_Written instruction_
Starting with the first line of the data that follows, transcribe every line verbatim until the line containing "(0,0) rectangle (896,662);" has been transcribed.

(Code that draws figures)
——

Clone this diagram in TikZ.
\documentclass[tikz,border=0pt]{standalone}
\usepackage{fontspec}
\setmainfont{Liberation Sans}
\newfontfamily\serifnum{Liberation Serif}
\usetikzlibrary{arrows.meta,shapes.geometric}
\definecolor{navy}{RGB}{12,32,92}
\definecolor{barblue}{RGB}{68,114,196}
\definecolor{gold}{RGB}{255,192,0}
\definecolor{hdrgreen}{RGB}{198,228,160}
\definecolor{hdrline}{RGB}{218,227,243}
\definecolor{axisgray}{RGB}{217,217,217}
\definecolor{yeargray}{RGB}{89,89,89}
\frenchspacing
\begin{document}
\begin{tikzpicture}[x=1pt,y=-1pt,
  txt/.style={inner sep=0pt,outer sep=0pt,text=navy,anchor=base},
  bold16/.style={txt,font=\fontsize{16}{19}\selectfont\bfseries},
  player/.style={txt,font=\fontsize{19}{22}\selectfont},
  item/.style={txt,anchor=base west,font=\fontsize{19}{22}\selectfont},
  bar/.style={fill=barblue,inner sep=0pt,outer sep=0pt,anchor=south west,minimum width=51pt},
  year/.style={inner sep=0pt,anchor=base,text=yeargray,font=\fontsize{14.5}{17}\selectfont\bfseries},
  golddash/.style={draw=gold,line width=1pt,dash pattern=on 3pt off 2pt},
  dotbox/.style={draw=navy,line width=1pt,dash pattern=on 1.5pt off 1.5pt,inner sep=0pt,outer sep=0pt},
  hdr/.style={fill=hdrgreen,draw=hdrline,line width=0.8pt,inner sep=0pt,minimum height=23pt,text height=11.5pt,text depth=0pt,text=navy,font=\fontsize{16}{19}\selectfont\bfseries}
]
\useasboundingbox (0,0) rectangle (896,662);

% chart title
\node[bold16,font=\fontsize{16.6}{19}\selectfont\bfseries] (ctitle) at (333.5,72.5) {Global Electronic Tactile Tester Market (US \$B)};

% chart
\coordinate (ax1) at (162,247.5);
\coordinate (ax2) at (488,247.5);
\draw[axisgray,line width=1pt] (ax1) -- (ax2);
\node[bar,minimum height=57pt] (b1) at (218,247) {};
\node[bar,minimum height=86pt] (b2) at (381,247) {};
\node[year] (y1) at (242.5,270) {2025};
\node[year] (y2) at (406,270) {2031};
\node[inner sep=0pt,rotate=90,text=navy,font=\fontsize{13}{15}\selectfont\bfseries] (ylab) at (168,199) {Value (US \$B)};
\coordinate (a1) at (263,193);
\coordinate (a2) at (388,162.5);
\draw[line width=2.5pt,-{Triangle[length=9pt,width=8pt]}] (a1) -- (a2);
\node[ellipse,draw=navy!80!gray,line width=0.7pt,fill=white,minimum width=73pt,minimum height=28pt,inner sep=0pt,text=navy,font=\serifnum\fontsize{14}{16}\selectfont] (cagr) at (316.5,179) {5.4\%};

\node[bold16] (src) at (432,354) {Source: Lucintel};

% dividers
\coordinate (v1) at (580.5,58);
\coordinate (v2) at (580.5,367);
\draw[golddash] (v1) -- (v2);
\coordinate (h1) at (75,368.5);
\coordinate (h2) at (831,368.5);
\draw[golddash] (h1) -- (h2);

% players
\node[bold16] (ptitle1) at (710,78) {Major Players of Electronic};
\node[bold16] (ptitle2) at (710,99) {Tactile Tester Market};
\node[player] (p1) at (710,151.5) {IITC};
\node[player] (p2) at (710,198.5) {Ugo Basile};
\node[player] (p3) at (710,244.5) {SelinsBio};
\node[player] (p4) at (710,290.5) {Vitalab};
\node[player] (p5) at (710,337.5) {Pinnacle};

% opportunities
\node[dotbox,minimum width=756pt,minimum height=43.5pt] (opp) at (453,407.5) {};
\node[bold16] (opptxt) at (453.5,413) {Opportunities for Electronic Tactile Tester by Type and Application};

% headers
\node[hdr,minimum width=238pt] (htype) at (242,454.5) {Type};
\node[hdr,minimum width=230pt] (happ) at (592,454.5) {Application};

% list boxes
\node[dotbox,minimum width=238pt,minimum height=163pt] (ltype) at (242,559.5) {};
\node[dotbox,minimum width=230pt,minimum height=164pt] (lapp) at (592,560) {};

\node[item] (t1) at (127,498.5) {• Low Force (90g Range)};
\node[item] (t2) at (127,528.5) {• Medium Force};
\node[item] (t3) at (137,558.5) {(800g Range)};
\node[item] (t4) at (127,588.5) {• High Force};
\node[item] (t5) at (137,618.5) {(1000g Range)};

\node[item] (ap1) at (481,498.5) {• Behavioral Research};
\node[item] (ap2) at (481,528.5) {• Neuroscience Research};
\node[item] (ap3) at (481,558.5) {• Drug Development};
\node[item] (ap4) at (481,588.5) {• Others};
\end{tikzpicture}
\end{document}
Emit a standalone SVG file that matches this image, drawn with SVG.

——

_Answer to this problem_
Clone this diagram in TikZ.
\documentclass[tikz,border=0pt]{standalone}
\usepackage{fontspec}
\setmainfont{Liberation Sans}
\newfontfamily\serifnum{Liberation Serif}
\usetikzlibrary{arrows.meta,shapes.geometric}
\definecolor{navy}{RGB}{12,32,92}
\definecolor{barblue}{RGB}{68,114,196}
\definecolor{gold}{RGB}{255,192,0}
\definecolor{hdrgreen}{RGB}{198,228,160}
\definecolor{hdrline}{RGB}{218,227,243}
\definecolor{axisgray}{RGB}{217,217,217}
\definecolor{yeargray}{RGB}{89,89,89}
\frenchspacing
\begin{document}
\begin{tikzpicture}[x=1pt,y=-1pt,
  txt/.style={inner sep=0pt,outer sep=0pt,text=navy,anchor=base},
  bold16/.style={txt,font=\fontsize{16}{19}\selectfont\bfseries},
  player/.style={txt,font=\fontsize{19}{22}\selectfont},
  item/.style={txt,anchor=base west,font=\fontsize{19}{22}\selectfont},
  bar/.style={fill=barblue,inner sep=0pt,outer sep=0pt,anchor=south west,minimum width=51pt},
  year/.style={inner sep=0pt,anchor=base,text=yeargray,font=\fontsize{14.5}{17}\selectfont\bfseries},
  golddash/.style={draw=gold,line width=1pt,dash pattern=on 3pt off 2pt},
  dotbox/.style={draw=navy,line width=1pt,dash pattern=on 1.5pt off 1.5pt,inner sep=0pt,outer sep=0pt},
  hdr/.style={fill=hdrgreen,draw=hdrline,line width=0.8pt,inner sep=0pt,minimum height=23pt,text height=11.5pt,text depth=0pt,text=navy,font=\fontsize{16}{19}\selectfont\bfseries}
]
\useasboundingbox (0,0) rectangle (896,662);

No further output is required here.